Это были не просто песни, а — «песни с жестикуляцией». Надо было «входить в образ» — это она сама тогда придумала, казалось, никто так не пел. Потом, позже, она услышала Вертинского, Жака Бреля и открыла для себя мир вот такой песни — песни-исповеди, песни-новеллы, песни-театра. Этой песне она и осталась потом верной навсегда.

«Постепенно я приходила к убеждению, что петь нужно только о том, что у тебя болит или что тебя радует. Когда ты искренне об этом поешь — публика, какая бы она ни была, тебя поймет… Я бросалась в концерт, как в огонь»[26].

Она пела в своих концертах, конечно, и «Пять минут, пять минут…». Но лишь для разгона или для перебивки — как воспоминание о былой беззаботности. Это теперь уже далеко не главное. Главное — спеть о том, что «болит». (В своей книге она пишет о Бреле: «В театре царила его личность! Становилось страшно… Как у него болит душа! Как он кричит об этой боли! Как он любит свой народ, свою родину!»)

Это были годы, когда Гурченко много концертировала. Выступала с большими программами и была даже одной из газет весьма грубо и несправедливо заподозрена в безудержном корыстолюбии, в «халтуре». Но халтуры в том смысле, чтобы плохо, недобросовестно работать, Гурченко не только себе не позволяла никогда, но и не могла представить, как это вообще возможно. Если выходишь на сцену и тебя смотрят, ради тебя пришли в этот зал — надо гореть. Сжигать себя без остатка. У нее были и в кино удачные роли, а были неудачные, но никогда она их не играла «вполноги», это легко увидит каждый непредубежденный зритель.
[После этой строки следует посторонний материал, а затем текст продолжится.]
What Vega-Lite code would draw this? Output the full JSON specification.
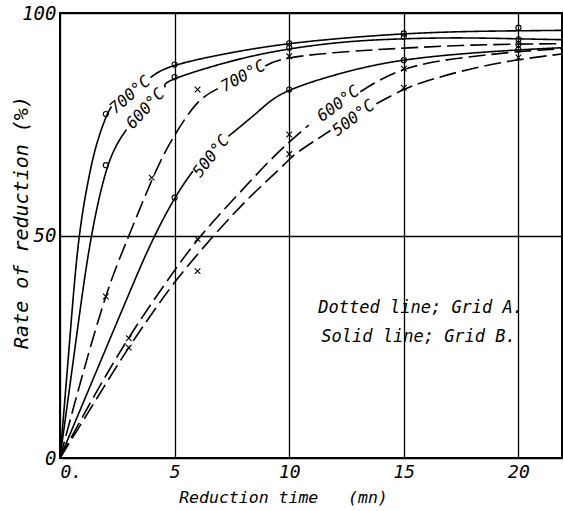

А «безудержное корыстолюбие» было всего только безудержной жаждой работать. Не в том смысле, чтобы искать средств к существованию, а в том, чтобы самоосуществляться. Актеров, что жадны до работы, часто подозревают во всех смертных грехах, как будто доблесть этой профессии в том состоит, чтобы максимально утаить от людей свои сокровища, не доиграть, не досказать в жизни как можно больше. Все в этих рассуждениях стоит на голове, все не как у людей. Еще и теперь, когда Гурченко играет много и в любом фильме, даже не вполне победном, держит свой очень высокий «фирменный» уровень, то и дело услышишь недовольный голос: высовывается очень, за все берется, «ее много». А я вот хочу понять: если и много и хорошо — это хорошо или плохо? И почему мы так ликуем, узнав из газет: талантливая Анни Жирардо отснялась в своем сто пятидесятом фильме. И тут же кривимся, прослышав, что талантливый Джигарханян опять снимается, то ли в сороковом, то ли в пятидесятом — и куда ему столько? Почему? Вот почти перестали сниматься Леонов, Табаков, вот уже неизвестно, где можно увидеть Саввину, Демидову, Тараторкина, Терехову, Евстигнеева, — разве это должно нас радовать, такая вот скромность? А годы бесполезно идут, и что это, как не драма? Помнится, Шукшину после «Печек-лавочек», лучшего, на мой взгляд, его фильма, давали совет в одном из журналов: ну погоди, не торопись так, не берись за случайное, дай созреть чему-нибудь посущественней… А он торопился, чтобы до конца короткой своей жизни снять еще хотя бы один фильм — «Калина красная». Он не так уж много нам оставил, Шукшин. И наше счастье, что он торопился, что был жаден до работы…

За работу у нас, конечно, принято платить. Но посочувствуем тому, кто горение художника измеряет его гонорарами. Далеко не всегда, кстати, такими гигантскими, какими их рисует воображение обывателя.